>http://tentmaker.org/articles/The-Touchstoning_of_Americas_Heart.htm
...where one reads an unsurprising critique of the filth purveyed by Hollywood (with which some Z writers might be in partial agreement!), but also a critique of imperialism and greed and:
>What the United States of America needs right now is not to start
>another war, this one a "War on Terrorism." This is NOT a time to
>wave the nationalistic pride flag, especially for Christians who
>live in America. What it desperately needs first is a long, deep,
>reflective time to look at a side of itself that it has been
>unwilling to look at. This present time is no time to be dropping
>bombs on our perceived enemies - it is a time to rend our hearts -
>to turn within - and to wrestle with the American conscience. It is
>time for a wrestling match like Jacob had at Peniel.
...and...
>President George Bush may be "conservative," but he is NOT as
>"compassionate" as his public relations team paints him. George Bush
>is a Law-man, not a Love-man. He does not know the difference
>between the Law of the LIFE in Christ Jesus and the Law of Moses.

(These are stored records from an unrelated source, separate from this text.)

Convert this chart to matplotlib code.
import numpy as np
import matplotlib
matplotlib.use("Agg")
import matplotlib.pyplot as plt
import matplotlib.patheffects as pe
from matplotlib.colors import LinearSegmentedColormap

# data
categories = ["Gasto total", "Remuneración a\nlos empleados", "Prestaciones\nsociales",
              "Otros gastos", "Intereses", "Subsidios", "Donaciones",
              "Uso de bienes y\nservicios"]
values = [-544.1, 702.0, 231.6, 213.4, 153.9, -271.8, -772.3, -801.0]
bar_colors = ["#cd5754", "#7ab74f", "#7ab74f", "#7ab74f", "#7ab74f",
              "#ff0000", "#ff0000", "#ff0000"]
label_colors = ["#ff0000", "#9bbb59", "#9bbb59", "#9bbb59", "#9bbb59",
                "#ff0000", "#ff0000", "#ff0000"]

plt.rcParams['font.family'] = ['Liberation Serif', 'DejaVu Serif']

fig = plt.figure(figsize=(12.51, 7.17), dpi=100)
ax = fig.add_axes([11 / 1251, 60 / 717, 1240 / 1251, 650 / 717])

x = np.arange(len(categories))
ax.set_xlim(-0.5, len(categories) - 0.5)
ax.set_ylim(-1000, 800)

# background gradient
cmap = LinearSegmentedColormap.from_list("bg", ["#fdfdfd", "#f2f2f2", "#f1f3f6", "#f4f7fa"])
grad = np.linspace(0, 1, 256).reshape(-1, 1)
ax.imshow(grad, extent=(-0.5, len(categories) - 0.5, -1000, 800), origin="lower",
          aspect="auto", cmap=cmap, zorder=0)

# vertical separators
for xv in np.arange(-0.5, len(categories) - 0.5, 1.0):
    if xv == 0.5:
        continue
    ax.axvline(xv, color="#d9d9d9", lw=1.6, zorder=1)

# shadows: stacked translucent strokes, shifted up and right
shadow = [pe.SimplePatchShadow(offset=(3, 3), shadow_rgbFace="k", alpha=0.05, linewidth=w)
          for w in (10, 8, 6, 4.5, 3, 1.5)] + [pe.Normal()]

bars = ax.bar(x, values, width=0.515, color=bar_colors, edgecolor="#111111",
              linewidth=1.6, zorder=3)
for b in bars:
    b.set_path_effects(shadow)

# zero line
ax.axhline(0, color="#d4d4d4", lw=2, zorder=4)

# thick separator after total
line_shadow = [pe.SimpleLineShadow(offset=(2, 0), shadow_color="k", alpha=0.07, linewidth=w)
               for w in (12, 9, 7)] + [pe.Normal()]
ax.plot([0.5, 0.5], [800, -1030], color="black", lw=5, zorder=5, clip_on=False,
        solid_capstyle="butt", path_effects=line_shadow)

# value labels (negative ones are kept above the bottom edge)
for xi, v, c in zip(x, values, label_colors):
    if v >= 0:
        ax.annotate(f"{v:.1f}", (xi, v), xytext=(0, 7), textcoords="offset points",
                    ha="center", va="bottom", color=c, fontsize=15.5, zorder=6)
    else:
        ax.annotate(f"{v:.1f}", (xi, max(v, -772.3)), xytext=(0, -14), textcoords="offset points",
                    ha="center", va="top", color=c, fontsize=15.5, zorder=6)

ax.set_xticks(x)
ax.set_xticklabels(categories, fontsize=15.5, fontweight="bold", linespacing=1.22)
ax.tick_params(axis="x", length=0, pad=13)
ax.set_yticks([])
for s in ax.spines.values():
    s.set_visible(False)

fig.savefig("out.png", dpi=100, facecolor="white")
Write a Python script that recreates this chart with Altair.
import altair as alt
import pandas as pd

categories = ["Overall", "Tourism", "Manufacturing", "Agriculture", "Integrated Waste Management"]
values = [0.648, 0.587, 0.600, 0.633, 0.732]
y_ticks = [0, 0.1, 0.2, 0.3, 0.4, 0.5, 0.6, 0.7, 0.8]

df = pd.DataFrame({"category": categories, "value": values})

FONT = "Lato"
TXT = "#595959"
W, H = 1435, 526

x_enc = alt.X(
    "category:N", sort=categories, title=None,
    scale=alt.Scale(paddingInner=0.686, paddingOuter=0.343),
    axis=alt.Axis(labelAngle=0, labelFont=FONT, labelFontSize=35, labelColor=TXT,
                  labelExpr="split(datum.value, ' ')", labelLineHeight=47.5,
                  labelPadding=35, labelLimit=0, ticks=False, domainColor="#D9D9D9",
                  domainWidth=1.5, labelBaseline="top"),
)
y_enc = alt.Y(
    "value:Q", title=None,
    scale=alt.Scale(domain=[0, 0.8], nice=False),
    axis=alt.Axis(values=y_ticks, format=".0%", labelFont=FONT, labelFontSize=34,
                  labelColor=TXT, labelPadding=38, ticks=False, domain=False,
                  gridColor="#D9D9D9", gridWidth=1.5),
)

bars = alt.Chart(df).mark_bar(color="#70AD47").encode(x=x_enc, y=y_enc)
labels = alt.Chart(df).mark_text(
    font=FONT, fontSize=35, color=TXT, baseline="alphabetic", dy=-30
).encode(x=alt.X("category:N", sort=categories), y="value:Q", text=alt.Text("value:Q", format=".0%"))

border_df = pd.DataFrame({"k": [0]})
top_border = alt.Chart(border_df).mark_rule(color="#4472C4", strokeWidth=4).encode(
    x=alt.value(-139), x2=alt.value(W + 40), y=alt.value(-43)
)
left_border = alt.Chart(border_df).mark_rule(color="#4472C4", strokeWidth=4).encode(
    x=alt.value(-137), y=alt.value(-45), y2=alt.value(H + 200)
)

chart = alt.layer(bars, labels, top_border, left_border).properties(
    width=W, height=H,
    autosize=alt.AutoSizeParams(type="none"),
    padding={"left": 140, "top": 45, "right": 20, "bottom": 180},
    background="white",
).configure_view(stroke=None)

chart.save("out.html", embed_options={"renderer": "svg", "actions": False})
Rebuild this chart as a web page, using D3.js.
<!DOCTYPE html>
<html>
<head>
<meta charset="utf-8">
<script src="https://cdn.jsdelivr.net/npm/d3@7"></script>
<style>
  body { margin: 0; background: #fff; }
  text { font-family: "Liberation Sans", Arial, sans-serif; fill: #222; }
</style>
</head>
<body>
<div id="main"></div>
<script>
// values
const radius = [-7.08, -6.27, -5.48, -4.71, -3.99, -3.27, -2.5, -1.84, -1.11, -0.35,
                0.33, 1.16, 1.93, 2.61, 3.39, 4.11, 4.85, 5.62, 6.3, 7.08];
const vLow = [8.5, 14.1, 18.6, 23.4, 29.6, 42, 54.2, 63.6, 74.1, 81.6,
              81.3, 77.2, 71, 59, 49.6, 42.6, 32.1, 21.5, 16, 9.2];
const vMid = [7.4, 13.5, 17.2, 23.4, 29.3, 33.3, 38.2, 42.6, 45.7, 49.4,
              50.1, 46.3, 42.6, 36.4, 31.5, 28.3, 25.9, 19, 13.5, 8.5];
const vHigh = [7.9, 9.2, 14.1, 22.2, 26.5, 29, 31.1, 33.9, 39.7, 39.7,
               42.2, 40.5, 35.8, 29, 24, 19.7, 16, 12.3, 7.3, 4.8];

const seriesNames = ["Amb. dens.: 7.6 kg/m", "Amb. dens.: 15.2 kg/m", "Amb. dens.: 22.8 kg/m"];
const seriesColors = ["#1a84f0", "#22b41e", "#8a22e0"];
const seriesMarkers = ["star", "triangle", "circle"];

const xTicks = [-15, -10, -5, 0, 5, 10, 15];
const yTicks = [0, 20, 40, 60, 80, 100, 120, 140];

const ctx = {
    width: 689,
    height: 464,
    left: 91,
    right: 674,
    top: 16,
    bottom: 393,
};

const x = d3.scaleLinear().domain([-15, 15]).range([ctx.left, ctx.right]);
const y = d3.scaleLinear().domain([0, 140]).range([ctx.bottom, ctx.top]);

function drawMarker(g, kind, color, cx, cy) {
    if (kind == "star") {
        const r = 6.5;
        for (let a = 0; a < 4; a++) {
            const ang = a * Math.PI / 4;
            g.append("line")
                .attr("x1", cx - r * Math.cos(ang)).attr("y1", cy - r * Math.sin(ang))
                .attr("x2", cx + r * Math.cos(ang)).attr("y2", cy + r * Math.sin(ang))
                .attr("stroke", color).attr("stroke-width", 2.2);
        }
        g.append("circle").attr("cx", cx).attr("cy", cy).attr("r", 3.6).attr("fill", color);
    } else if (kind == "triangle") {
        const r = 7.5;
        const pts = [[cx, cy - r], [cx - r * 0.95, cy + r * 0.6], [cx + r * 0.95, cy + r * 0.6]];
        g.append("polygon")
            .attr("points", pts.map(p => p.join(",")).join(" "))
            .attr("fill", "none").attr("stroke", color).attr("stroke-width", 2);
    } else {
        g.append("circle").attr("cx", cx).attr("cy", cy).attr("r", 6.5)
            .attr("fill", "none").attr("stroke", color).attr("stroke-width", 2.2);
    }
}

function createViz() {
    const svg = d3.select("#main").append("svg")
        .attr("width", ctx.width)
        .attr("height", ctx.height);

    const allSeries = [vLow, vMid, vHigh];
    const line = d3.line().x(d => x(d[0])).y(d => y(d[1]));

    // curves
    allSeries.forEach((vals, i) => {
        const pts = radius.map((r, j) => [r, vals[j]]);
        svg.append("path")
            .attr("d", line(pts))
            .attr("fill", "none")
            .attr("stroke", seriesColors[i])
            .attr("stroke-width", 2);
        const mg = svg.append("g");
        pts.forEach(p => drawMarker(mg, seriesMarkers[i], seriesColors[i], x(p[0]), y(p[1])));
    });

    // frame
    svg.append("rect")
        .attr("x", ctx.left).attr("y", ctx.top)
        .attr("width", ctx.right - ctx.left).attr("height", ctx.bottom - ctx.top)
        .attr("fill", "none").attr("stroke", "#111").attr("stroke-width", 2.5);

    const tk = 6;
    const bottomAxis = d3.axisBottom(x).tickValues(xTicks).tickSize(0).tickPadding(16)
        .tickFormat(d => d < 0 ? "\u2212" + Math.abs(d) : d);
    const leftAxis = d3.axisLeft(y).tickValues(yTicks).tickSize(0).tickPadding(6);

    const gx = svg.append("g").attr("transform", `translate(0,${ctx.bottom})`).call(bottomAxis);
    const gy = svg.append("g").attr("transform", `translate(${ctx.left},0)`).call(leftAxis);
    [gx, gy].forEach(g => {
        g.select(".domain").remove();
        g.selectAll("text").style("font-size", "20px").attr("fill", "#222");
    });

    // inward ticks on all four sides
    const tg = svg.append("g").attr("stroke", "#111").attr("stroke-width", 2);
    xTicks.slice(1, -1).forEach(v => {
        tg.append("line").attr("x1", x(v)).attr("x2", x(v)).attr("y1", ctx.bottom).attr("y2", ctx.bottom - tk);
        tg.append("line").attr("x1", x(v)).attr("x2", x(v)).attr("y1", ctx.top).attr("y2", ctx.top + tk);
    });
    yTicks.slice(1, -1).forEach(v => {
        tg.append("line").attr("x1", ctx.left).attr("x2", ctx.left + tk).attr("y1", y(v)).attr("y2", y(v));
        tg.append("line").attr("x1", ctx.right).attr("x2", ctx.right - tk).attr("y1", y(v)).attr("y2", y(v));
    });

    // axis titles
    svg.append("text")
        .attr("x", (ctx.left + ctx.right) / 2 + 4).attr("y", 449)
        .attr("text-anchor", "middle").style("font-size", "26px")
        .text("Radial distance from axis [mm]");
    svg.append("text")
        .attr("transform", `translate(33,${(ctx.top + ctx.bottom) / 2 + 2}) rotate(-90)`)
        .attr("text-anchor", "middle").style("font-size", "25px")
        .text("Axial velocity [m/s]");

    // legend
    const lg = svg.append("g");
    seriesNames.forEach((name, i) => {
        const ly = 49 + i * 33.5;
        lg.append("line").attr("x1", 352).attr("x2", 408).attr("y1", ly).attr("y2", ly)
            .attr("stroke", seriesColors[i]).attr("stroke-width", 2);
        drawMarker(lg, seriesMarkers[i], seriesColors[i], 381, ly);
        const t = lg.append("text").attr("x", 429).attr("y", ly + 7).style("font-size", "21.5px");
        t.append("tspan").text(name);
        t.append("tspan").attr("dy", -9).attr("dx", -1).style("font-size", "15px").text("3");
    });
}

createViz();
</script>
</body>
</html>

>The theology he has been taught has mixed them both together and the
>end result of such a mixture is death. His state, Texas, puts more
>prisoners to death than any state in America.
...and...
>The main reason so many millions of Christians are being deceived
>into following ways and people that bring destruction rather than
>the healing power of New Testament Christianity is because modern
>Western Christianity is a noxious mixture of Mosaic Law and a little
>bit of grace. Christians seem to be oblivious to the fact that James
>made it quite clear that anyone who attempted to keep a portion of
>the Mosaic Law was obligated to keep it all. And if one failed in a
>single point of that law, the penalty was DEATH. This is the reason
>why much of the church looks dead - that's because it IS dead,
>spiritually speaking.
The writer's prescription is reminiscent of, who was it, Alice Walker's maybe, widely mocked prescription that the response to 9/11 should have been love not vengeance.
So we have something a bit more complicated than standard issue Bible-thumping lunacy, and not the sort of armed millenarianism the Economist article was talking about. So what do you make of it, Chip? Is this kind of thinking widespread?